The mega trade bloc is a landmark trade initiative which is expected to boost commerce among the member-countries spread across the Asia-Pacific region. Prime Minister Narendra Modi addressed the ASEAN Summit on November 12 and highlighted the necessity for peace and stability in the region but maintained silence regarding RCEP, indicating India’s difficulty in welcoming the China-backed grouping. India’s ties with China in recent months have been disturbed by the military tension in eastern Ladakh along the LAC. In the meantime, India has also held maritime exercise with Japan, Australia, United States for the “Quad” that was interpreted as an anti-China move. However, these moves did not influence Japanese and Australian plans regarding RCEP. Experts are interpreting the beginning of RCEP as a major development that will help China and trade in Asia-Pacific region in the post-COVID-19 scenario.
‘Leverage for China’
“The agreement means a lot for China, as it will give it access to Japanese and South Korean markets in a big way, as the three countries have not yet agreed on their FTA,” said Amitendu Palit, Senior Research Fellow and Research Lead (Trade and Economics), at the Institute of South Asian Studies, National University of Singapore. “The fact this happened, despite the pandemic, is certainly leverage for China, and shows the idea of decoupling from China is not a substantive issue in a regional sense.”

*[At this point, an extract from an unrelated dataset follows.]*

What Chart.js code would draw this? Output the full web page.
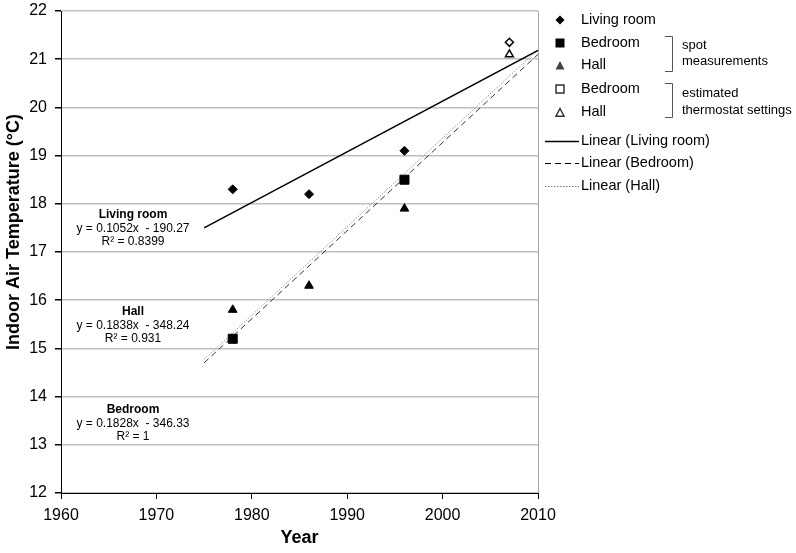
<!DOCTYPE html>
<html>
<head>
<meta charset="utf-8">
<script src="https://cdn.jsdelivr.net/npm/chart.js@4.4.0/dist/chart.umd.min.js"></script>
<style>
    html, body { margin: 0; padding: 0; background: #fff; }
    #wrap { width: 796px; height: 553px; }
</style>
</head>
<body>
<div id="wrap"><canvas id="tempChart" width="796" height="553"></canvas></div>
<script>
// Spot measurements
const livingYears = [1978, 1986, 1996];
const livingTemps = [18.3, 18.2, 19.1];
const bedroomYears = [1978, 1996];
const bedroomTemps = [15.2, 18.5];
const hallYears = [1978, 1986, 1996];
const hallTemps = [15.8, 16.3, 17.9];

// Estimated thermostat settings
const estYears = [2007];
const livingEst = [21.35];
const hallEst = [21.1];

// Trendline end points (from the fitted equations)
const trendYears = [1975, 2010];
const livingTrend = [17.50, 21.18];
const bedroomTrend = [14.70, 21.10];
const hallTrend = [14.77, 21.20];

// Axis ticks
const xTicks = [1960, 1970, 1980, 1990, 2000, 2010];
const yTicks = [12, 13, 14, 15, 16, 17, 18, 19, 20, 21, 22];

const FONT = '"Liberation Sans", Arial, sans-serif';

function pts(xs, ys) {
    return xs.map((x, i) => ({ x: x, y: ys[i] }));
}

// small shape helpers for the hand-drawn legend
function shape(ctx, type, x, y, r, fill, stroke) {
    ctx.save();
    ctx.beginPath();
    if (type === 'diamond') {
        ctx.moveTo(x, y - r); ctx.lineTo(x + r, y); ctx.lineTo(x, y + r); ctx.lineTo(x - r, y);
    } else if (type === 'square') {
        ctx.rect(x - r, y - r, 2 * r, 2 * r);
    } else {
        ctx.moveTo(x, y - r); ctx.lineTo(x + r * 0.9, y + r * 0.7); ctx.lineTo(x - r * 0.9, y + r * 0.7);
    }
    ctx.closePath();
    if (fill) { ctx.fillStyle = fill; ctx.fill(); }
    if (stroke) { ctx.lineWidth = 1.5; ctx.strokeStyle = stroke; ctx.stroke(); }
    ctx.restore();
}

const extras = {
    id: 'extras',
    afterDraw(chart) {
        const ctx = chart.ctx;
        const area = chart.chartArea;
        ctx.save();

        // right border of plot area
        ctx.strokeStyle = '#a6a6a6';
        ctx.lineWidth = 1;
        ctx.beginPath();
        ctx.moveTo(area.right + 0.5, area.top);
        ctx.lineTo(area.right + 0.5, area.bottom);
        ctx.stroke();

        // axis titles
        ctx.fillStyle = '#000';
        ctx.font = 'bold 18px ' + FONT;
        ctx.textAlign = 'center';
        ctx.textBaseline = 'middle';
        ctx.fillText('Year', (area.left + area.right) / 2, 538);
        ctx.save();
        ctx.translate(14, 232);
        ctx.rotate(-Math.PI / 2);
        ctx.fillText('Indoor Air Temperature (°C)', 0, 0);
        ctx.restore();

        // trendline equations
        const notes = [
            ['Living room', 'y = 0.1052x  - 190.27', 'R² = 0.8399', 215],
            ['Hall', 'y = 0.1838x  - 348.24', 'R² = 0.931', 312],
            ['Bedroom', 'y = 0.1828x  - 346.33', 'R² = 1', 410]
        ];
        notes.forEach(n => {
            ctx.font = 'bold 12px ' + FONT;
            ctx.fillText(n[0], 133, n[3]);
            ctx.font = '12px ' + FONT;
            ctx.fillText(n[1], 133, n[3] + 13.5);
            ctx.fillText(n[2], 133, n[3] + 27);
        });

        // legend
        ctx.textAlign = 'left';
        ctx.font = '14.5px ' + FONT;
        const mx = 560, tx = 581;
        shape(ctx, 'diamond', mx, 20, 4.5, '#000');
        ctx.fillText('Living room', tx, 20);
        shape(ctx, 'square', mx, 43, 4.5, '#000');
        ctx.fillText('Bedroom', tx, 43);
        shape(ctx, 'triangle', mx, 66, 5, '#404040');
        ctx.fillText('Hall', tx, 65);
        shape(ctx, 'square', mx, 89, 4, '#fff', '#333');
        ctx.fillText('Bedroom', tx, 89);
        shape(ctx, 'triangle', mx, 113, 4.5, '#fff', '#333');
        ctx.fillText('Hall', tx, 112);

        const lineRows = [
            [141, 'Linear (Living room)', [], '#000', 1.5],
            [163, 'Linear (Bedroom)', [6, 4], '#000', 1],
            [186, 'Linear (Hall)', [1.5, 1.5], '#777', 1]
        ];
        lineRows.forEach(r => {
            ctx.save();
            ctx.strokeStyle = r[3];
            ctx.lineWidth = r[4];
            ctx.setLineDash(r[2]);
            ctx.beginPath();
            ctx.moveTo(545, r[0] + 0.5);
            ctx.lineTo(579, r[0] + 0.5);
            ctx.stroke();
            ctx.restore();
            ctx.fillText(r[1], tx, r[0]);
        });

        // brackets
        ctx.strokeStyle = '#555';
        ctx.lineWidth = 1;
        [[36, 71], [83, 117]].forEach(b => {
            ctx.beginPath();
            ctx.moveTo(665, b[0] + 0.5);
            ctx.lineTo(672.5, b[0] + 0.5);
            ctx.lineTo(672.5, b[1] + 0.5);
            ctx.lineTo(665, b[1] + 0.5);
            ctx.stroke();
        });
        ctx.font = '13px ' + FONT;
        ctx.fillText('spot', 682, 45);
        ctx.fillText('measurements', 682, 61);
        ctx.fillText('estimated', 682, 93);
        ctx.fillText('thermostat settings', 682, 110);

        ctx.restore();
    }
};

new Chart(document.getElementById('tempChart'), {
    type: 'scatter',
    data: {
        datasets: [
            {
                label: 'Linear (Living room)',
                data: pts(trendYears, livingTrend),
                showLine: true, borderColor: '#000', borderWidth: 1.5,
                pointRadius: 0, order: 3
            },
            {
                label: 'Linear (Bedroom)',
                data: pts(trendYears, bedroomTrend),
                showLine: true, borderColor: '#333', borderWidth: 1,
                borderDash: [6, 4], pointRadius: 0, order: 3
            },
            {
                label: 'Linear (Hall)',
                data: pts(trendYears, hallTrend),
                showLine: true, borderColor: '#999', borderWidth: 1,
                borderDash: [1.5, 1.5], pointRadius: 0, order: 3
            },
            {
                label: 'Living room',
                data: pts(livingYears, livingTemps),
                pointStyle: 'rectRot', pointRadius: 4.5,
                backgroundColor: '#000', borderColor: '#000', order: 1
            },
            {
                label: 'Bedroom',
                data: pts(bedroomYears, bedroomTemps),
                pointStyle: 'rect', pointRadius: 6.4,
                backgroundColor: '#000', borderColor: '#000', order: 1
            },
            {
                label: 'Hall',
                data: pts(hallYears, hallTemps),
                pointStyle: 'triangle', pointRadius: 5,
                backgroundColor: '#000', borderColor: '#000', order: 1
            },
            {
                label: 'Living room (estimated)',
                data: pts(estYears, livingEst),
                pointStyle: 'rectRot', pointRadius: 4,
                backgroundColor: '#fff', borderColor: '#000', borderWidth: 1.5, order: 1
            },
            {
                label: 'Hall (estimated)',
                data: pts(estYears, hallEst),
                pointStyle: 'triangle', pointRadius: 4.5,
                backgroundColor: '#fff', borderColor: '#000', borderWidth: 1.5, order: 1
            }
        ]
    },
    options: {
        responsive: false,
        animation: false,
        layout: { padding: { left: 0, right: 258, top: 11, bottom: 0 } },
        scales: {
            x: {
                type: 'linear',
                min: xTicks[0],
                max: xTicks[xTicks.length - 1],
                afterBuildTicks: scale => { scale.ticks = xTicks.map(v => ({ value: v })); },
                afterFit: scale => { scale.height = 60; scale.paddingLeft = 0; scale.paddingRight = 0; },
                grid: { drawOnChartArea: false, tickLength: 6, tickColor: '#000' },
                border: { color: '#000', width: 1 },
                ticks: {
                    color: '#000', padding: 7,
                    font: { family: FONT, size: 16 },
                    callback: v => String(v)
                }
            },
            y: {
                min: yTicks[0],
                max: yTicks[yTicks.length - 1],
                afterBuildTicks: scale => { scale.ticks = yTicks.map(v => ({ value: v })); },
                afterFit: scale => { scale.width = 61; scale.paddingTop = 0; scale.paddingBottom = 0; },
                grid: { color: '#bfbfbf', lineWidth: 1.5, tickLength: 6, tickColor: '#000' },
                border: { color: '#000', width: 1 },
                ticks: {
                    color: '#000', padding: 8,
                    font: { family: FONT, size: 16 }
                }
            }
        },
        plugins: {
            legend: { display: false },
            tooltip: { enabled: false }
        }
    },
    plugins: [extras]
});
</script>
</body>
</html>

India had ended negotiation on RCEP last November over terms that were perceived to be against its interests. In May, The Hindu had reported that according to senior official sources, concerns regarding China in the post-coronavirus world scenario had prevented Delhi from restarting negotiation for membership of RCEP. India did not return to the negotiation despite request from the RCEP members who have discussed the trade pact for nearly eight years.
South China Sea
Concerns regarding China were reflected in the statements of External Affairs Minister S. Jaishankar who stuck to India’s well known position about the South China Sea. In his comments at the ministerial-level discussion of the 15th East Asia Summit (EAS), Mr. Jaishankar obliquely referred to China and said “actions and incidents” in the important maritime region eroded trust and suggested the need to adhere to the rules-based international system. He also maintained the need for “respecting territorial integrity and sovereignty” — an obvious reference to the tension at LAC and Chinese activities in Pakistan-occupied Kashmir..
It is understood that staying out of RCEP may interfere with India’s bilateral trading with the RCEP member-countries.